◆ Exercise goal
Return only the lines from the top of the data down to the one that holds "var yTicks = [0, 1, 2, 3, 4, 5, 6, 7];", both included, without any pictures.

◆ Source data
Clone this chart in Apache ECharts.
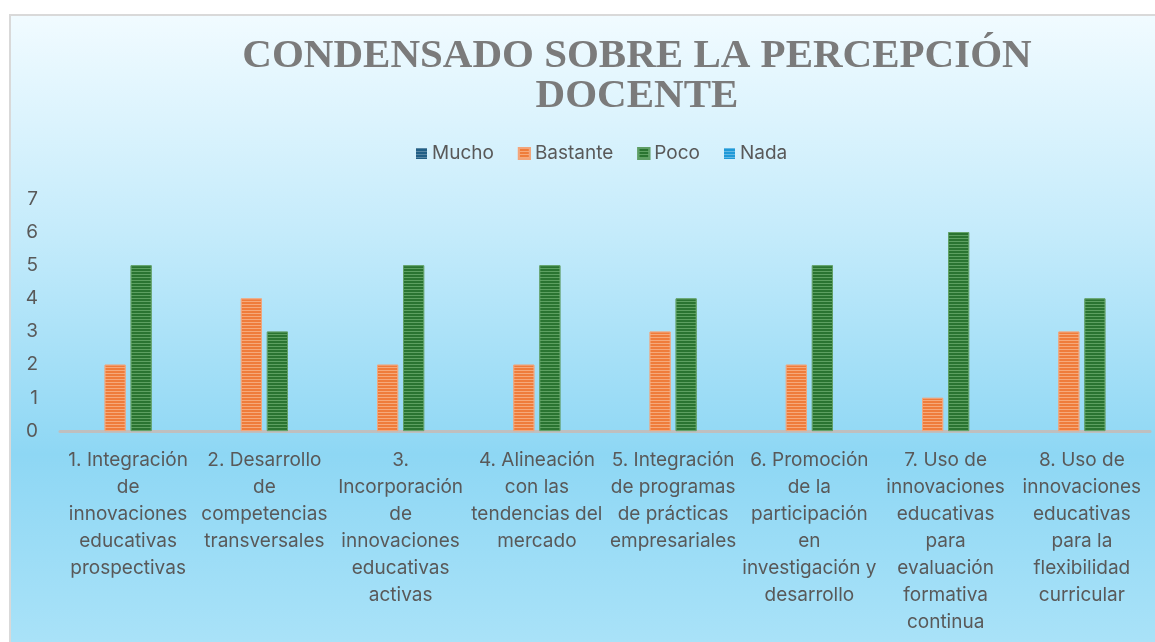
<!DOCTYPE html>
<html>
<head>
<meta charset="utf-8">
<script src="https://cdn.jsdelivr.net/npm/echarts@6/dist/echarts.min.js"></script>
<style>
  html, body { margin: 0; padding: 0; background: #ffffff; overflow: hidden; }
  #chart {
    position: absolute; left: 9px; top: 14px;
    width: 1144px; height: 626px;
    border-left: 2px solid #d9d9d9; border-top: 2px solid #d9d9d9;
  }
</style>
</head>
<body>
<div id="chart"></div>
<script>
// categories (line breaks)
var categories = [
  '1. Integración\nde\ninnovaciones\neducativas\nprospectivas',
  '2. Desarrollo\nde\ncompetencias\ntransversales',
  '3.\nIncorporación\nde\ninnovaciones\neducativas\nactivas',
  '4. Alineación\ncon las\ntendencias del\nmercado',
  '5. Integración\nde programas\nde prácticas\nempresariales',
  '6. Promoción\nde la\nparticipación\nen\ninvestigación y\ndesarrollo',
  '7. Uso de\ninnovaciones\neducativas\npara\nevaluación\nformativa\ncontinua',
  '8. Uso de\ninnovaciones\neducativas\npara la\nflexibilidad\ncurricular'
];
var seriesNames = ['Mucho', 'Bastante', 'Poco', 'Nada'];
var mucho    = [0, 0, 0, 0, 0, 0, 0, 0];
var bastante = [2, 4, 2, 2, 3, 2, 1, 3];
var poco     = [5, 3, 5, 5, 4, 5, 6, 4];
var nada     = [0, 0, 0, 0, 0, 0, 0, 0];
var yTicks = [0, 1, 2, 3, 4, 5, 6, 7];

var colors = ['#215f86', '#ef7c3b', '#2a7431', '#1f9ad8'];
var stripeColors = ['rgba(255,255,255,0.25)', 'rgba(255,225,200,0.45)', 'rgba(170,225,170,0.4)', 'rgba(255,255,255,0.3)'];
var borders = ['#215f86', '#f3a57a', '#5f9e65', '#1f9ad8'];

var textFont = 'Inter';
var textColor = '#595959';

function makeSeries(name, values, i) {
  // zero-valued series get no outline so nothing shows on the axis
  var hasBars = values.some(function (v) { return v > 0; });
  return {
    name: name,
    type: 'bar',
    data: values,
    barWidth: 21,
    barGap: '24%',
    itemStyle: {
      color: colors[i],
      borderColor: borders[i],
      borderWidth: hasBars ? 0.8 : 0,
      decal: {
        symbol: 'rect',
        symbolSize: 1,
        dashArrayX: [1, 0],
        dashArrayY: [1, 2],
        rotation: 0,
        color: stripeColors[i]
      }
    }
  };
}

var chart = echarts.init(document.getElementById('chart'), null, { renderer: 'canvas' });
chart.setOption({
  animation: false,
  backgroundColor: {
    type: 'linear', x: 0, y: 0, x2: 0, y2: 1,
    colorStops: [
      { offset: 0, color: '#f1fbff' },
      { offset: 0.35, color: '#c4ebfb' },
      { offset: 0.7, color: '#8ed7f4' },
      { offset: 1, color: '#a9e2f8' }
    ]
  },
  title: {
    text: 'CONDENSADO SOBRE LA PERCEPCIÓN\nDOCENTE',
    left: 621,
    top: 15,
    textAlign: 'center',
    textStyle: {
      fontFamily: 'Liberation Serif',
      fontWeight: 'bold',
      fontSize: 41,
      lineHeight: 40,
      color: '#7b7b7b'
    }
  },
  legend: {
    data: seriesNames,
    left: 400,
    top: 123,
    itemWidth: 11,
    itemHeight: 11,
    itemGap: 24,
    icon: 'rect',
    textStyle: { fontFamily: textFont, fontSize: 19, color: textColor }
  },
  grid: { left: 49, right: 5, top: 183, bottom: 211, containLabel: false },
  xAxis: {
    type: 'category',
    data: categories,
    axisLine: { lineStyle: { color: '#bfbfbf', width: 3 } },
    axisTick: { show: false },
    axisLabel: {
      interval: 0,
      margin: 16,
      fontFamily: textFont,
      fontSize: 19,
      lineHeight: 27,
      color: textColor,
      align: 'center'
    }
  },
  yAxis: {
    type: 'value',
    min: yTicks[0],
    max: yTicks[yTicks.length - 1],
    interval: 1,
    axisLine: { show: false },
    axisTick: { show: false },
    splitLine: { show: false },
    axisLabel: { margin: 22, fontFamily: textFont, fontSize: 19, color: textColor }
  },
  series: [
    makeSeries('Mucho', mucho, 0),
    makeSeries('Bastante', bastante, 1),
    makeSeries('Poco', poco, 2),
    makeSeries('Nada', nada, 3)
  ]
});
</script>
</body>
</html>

◆ Task result
Clone this chart in Apache ECharts.
<!DOCTYPE html>
<html>
<head>
<meta charset="utf-8">
<script src="https://cdn.jsdelivr.net/npm/echarts@6/dist/echarts.min.js"></script>
<style>
  html, body { margin: 0; padding: 0; background: #ffffff; overflow: hidden; }
  #chart {
    position: absolute; left: 9px; top: 14px;
    width: 1144px; height: 626px;
    border-left: 2px solid #d9d9d9; border-top: 2px solid #d9d9d9;
  }
</style>
</head>
<body>
<div id="chart"></div>
<script>
// categories (line breaks)
var categories = [
  '1. Integración\nde\ninnovaciones\neducativas\nprospectivas',
  '2. Desarrollo\nde\ncompetencias\ntransversales',
  '3.\nIncorporación\nde\ninnovaciones\neducativas\nactivas',
  '4. Alineación\ncon las\ntendencias del\nmercado',
  '5. Integración\nde programas\nde prácticas\nempresariales',
  '6. Promoción\nde la\nparticipación\nen\ninvestigación y\ndesarrollo',
  '7. Uso de\ninnovaciones\neducativas\npara\nevaluación\nformativa\ncontinua',
  '8. Uso de\ninnovaciones\neducativas\npara la\nflexibilidad\ncurricular'
];
var seriesNames = ['Mucho', 'Bastante', 'Poco', 'Nada'];
var mucho    = [0, 0, 0, 0, 0, 0, 0, 0];
var bastante = [2, 4, 2, 2, 3, 2, 1, 3];
var poco     = [5, 3, 5, 5, 4, 5, 6, 4];
var nada     = [0, 0, 0, 0, 0, 0, 0, 0];
var yTicks = [0, 1, 2, 3, 4, 5, 6, 7];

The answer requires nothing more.